▸ **Task brief**: Extract, in full, the lines below, beginning at the first and ending with the line that contains "import * as". Pictures do not belong in the copy.
#####
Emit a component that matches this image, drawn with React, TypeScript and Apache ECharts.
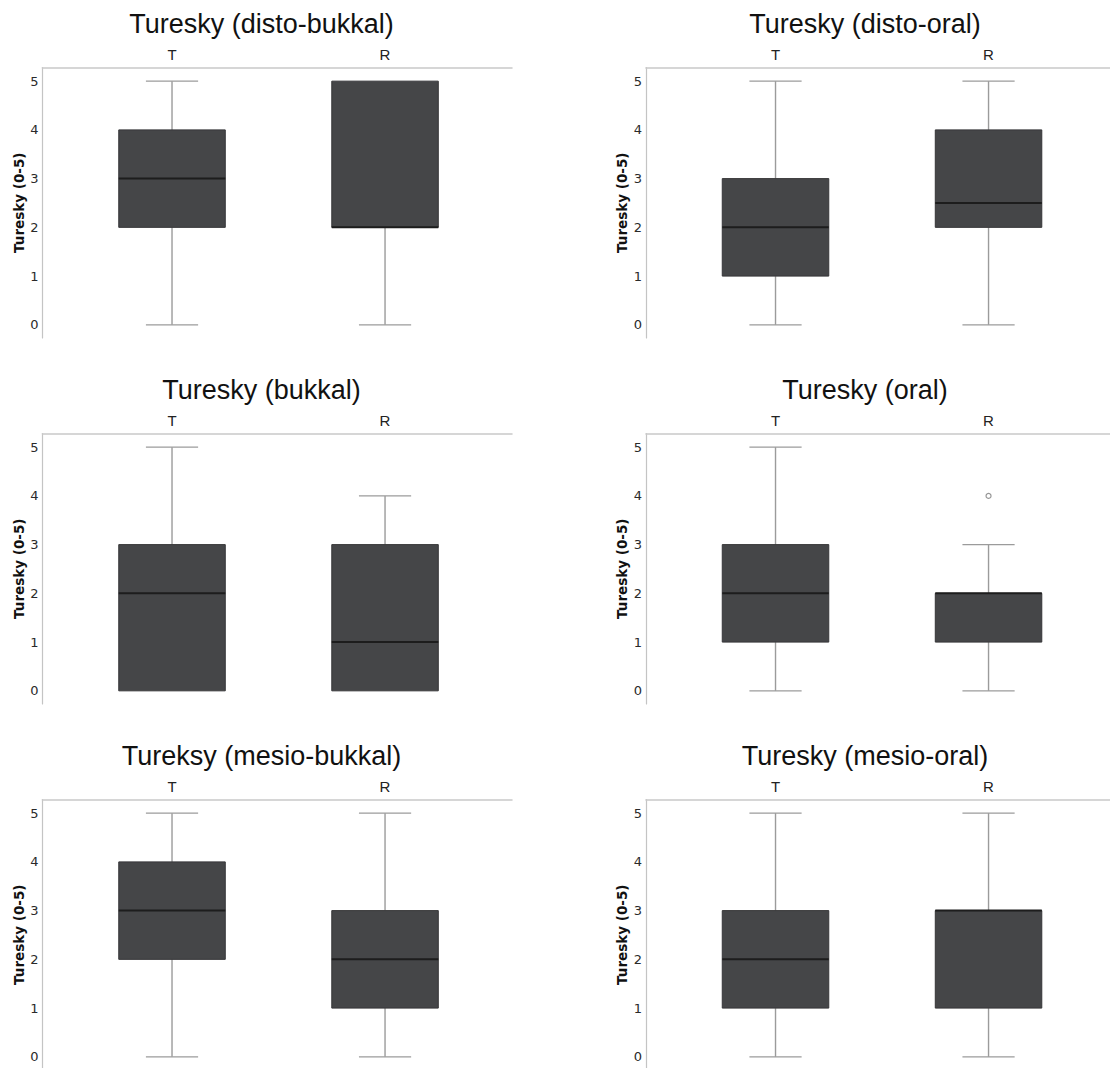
import { useEffect, useRef } from "react";
import * as echarts from "echarts";

// Group labels along the top axis and the score ticks on the left axis
const categories = ["T", "R"];
const yTicks = [0, 1, 2, 3, 4, 5];
const yAxisName = "Turesky (0-5)";

const panelTitles = [
  "Turesky (disto-bukkal)",
  "Turesky (disto-oral)",
  "Turesky (bukkal)",
  "Turesky (oral)",
  "Tureksy (mesio-bukkal)",
  "Turesky (mesio-oral)",
];

// Five-number summaries: [min, Q1, median, Q3, max]
const distoBukkalT = [0, 2, 3, 4, 5];
const distoBukkalR = [0, 2, 2, 5, 5];
const distoOralT = [0, 1, 2, 3, 5];
const distoOralR = [0, 2, 2.5, 4, 5];
const bukkalT = [0, 0, 2, 3, 5];
const bukkalR = [0, 0, 1, 3, 4];
const oralT = [0, 1, 2, 3, 5];
const oralR = [0, 1, 2, 2, 3];
const mesioBukkalT = [0, 2, 3, 4, 5];
const mesioBukkalR = [0, 1, 2, 3, 5];
const mesioOralT = [0, 1, 2, 3, 5];
const mesioOralR = [0, 1, 3, 3, 5];

// Outliers: [group index, value]
const oralOutliers = [[1, 4]];

const panelStats = [
  [distoBukkalT, distoBukkalR],
  [distoOralT, distoOralR],
  [bukkalT, bukkalR],
  [oralT, oralR],
  [mesioBukkalT, mesioBukkalR],
  [mesioOralT, mesioOralR],
];
const panelOutliers: number[][][] = [[], [], [], oralOutliers, [], []];

// Layout of the 2 x 3 panel grid
const COL_X = [42.5, 646];
const ROW_Y = [67.5, 433.5, 799.5];
const FRAME_W = 469.5;
const FRAME_H = 270.5;
const X_MIN = -0.608;
const X_MAX = 1.596;
const Y_MIN = -0.27;
const Y_MAX = 5.28;
const BOX_WIDTH = 0.5;
const CAP_WIDTH = 0.245;
const TITLE_DX = 219;
const TITLE_DY = -57;

const renderBox = (_params: any, api: any) => {
  const x = api.value(0);
  const vMin = api.value(1);
  const q1 = api.value(2);
  const med = api.value(3);
  const q3 = api.value(4);
  const vMax = api.value(5);
  const cx = api.coord([x, med])[0];
  const y = (v: number) => api.coord([x, v])[1];
  const boxW = api.size([BOX_WIDTH, 0])[0];
  const capW = api.size([CAP_WIDTH, 0])[0];
  const whisker = { stroke: "#9b9b9b", lineWidth: 1.4 };
  const children: any[] = [];
  if (vMax > q3) {
    children.push(
      { type: "line", shape: { x1: cx, y1: y(q3), x2: cx, y2: y(vMax) }, style: whisker },
      { type: "line", shape: { x1: cx - capW / 2, y1: y(vMax), x2: cx + capW / 2, y2: y(vMax) }, style: whisker }
    );
  }
  if (vMin < q1) {
    children.push(
      { type: "line", shape: { x1: cx, y1: y(q1), x2: cx, y2: y(vMin) }, style: whisker },
      { type: "line", shape: { x1: cx - capW / 2, y1: y(vMin), x2: cx + capW / 2, y2: y(vMin) }, style: whisker }
    );
  }
  children.push({
    type: "rect",
    shape: { x: cx - boxW / 2, y: y(q3), width: boxW, height: y(q1) - y(q3) },
    style: { fill: "#454648", stroke: "#363638", lineWidth: 1 },
  });
  children.push({
    type: "line",
    shape: { x1: cx - boxW / 2, y1: y(med), x2: cx + boxW / 2, y2: y(med) },
    style: { stroke: "#1d1d1d", lineWidth: 2 },
  });
  return { type: "group", children };
};

export default function App() {
  const ref = useRef<HTMLDivElement>(null);

  useEffect(() => {
    if (!ref.current) return;
    const chart = echarts.init(ref.current, null, { renderer: "svg" });

    const grid: any[] = [];
    const xAxis: any[] = [];
    const yAxis: any[] = [];
    const title: any[] = [];
    const series: any[] = [];

    panelTitles.forEach((name, i) => {
      const left = COL_X[i % 2];
      const top = ROW_Y[Math.floor(i / 2)];
      grid.push({
        left,
        top,
        width: FRAME_W,
        height: FRAME_H,
        containLabel: false,
        outerBoundsMode: "none",
      });
      title.push({
        text: name,
        left: left + TITLE_DX,
        top: top + TITLE_DY,
        padding: 0,
        textAlign: "center",
        textVerticalAlign: "top",
        textStyle: {
          fontFamily: "Liberation Sans",
          fontSize: 27,
          fontWeight: "normal",
          color: "#111111",
        },
      });
      xAxis.push({
        gridIndex: i,
        type: "value",
        position: "top",
        min: X_MIN,
        max: X_MAX,
        axisLine: { show: true, onZero: false, lineStyle: { color: "#c9c9c9", width: 1.5 } },
        axisTick: { show: false },
        splitLine: { show: false },
        axisLabel: {
          show: true,
          customValues: [0, 1],
          formatter: (v: number) => categories[Math.round(v)] ?? "",
          margin: 6,
          fontFamily: "Liberation Sans",
          fontSize: 15,
          color: "#222222",
        },
      });
      yAxis.push({
        gridIndex: i,
        type: "value",
        min: Y_MIN,
        max: Y_MAX,
        axisLine: { show: true, onZero: false, lineStyle: { color: "#c4c4c4", width: 1.2 } },
        axisTick: { show: false },
        splitLine: { show: false },
        axisLabel: {
          customValues: yTicks,
          margin: 4,
          fontFamily: "DejaVu Sans",
          fontSize: 13,
          color: "#2a2a2a",
        },
        name: yAxisName,
        nameLocation: "middle",
        nameGap: 17,
        nameMoveOverlap: false,
        nameTextStyle: {
          fontFamily: "DejaVu Sans",
          fontWeight: "bold",
          fontSize: 13.5,
          color: "#111111",
        },
      });
      series.push({
        type: "custom",
        xAxisIndex: i,
        yAxisIndex: i,
        renderItem: renderBox,
        encode: { x: 0, y: [1, 2, 3, 4, 5] },
        data: panelStats[i].map((s, k) => [k, ...s]),
        silent: true,
      });
      if (panelOutliers[i].length) {
        series.push({
          type: "scatter",
          xAxisIndex: i,
          yAxisIndex: i,
          data: panelOutliers[i],
          symbol: "circle",
          symbolSize: 5,
          itemStyle: { color: "#ffffff", borderColor: "#7a7a7a", borderWidth: 1.2 },
          silent: true,
        });
      }
    });

    chart.setOption({
      animation: false,
      backgroundColor: "#ffffff",
      title,
      grid,
      xAxis,
      yAxis,
      series,
    });

    return () => chart.dispose();
  }, []);

  return (
    <div
      ref={ref}
      style={{ position: "absolute", left: 0, top: 0, width: 1110, height: 1068 }}
    />
  );
}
#####
▸ **Expected output**:
Emit a component that matches this image, drawn with React, TypeScript and Apache ECharts.
import { useEffect, useRef } from "react";
import * as echarts from "echarts";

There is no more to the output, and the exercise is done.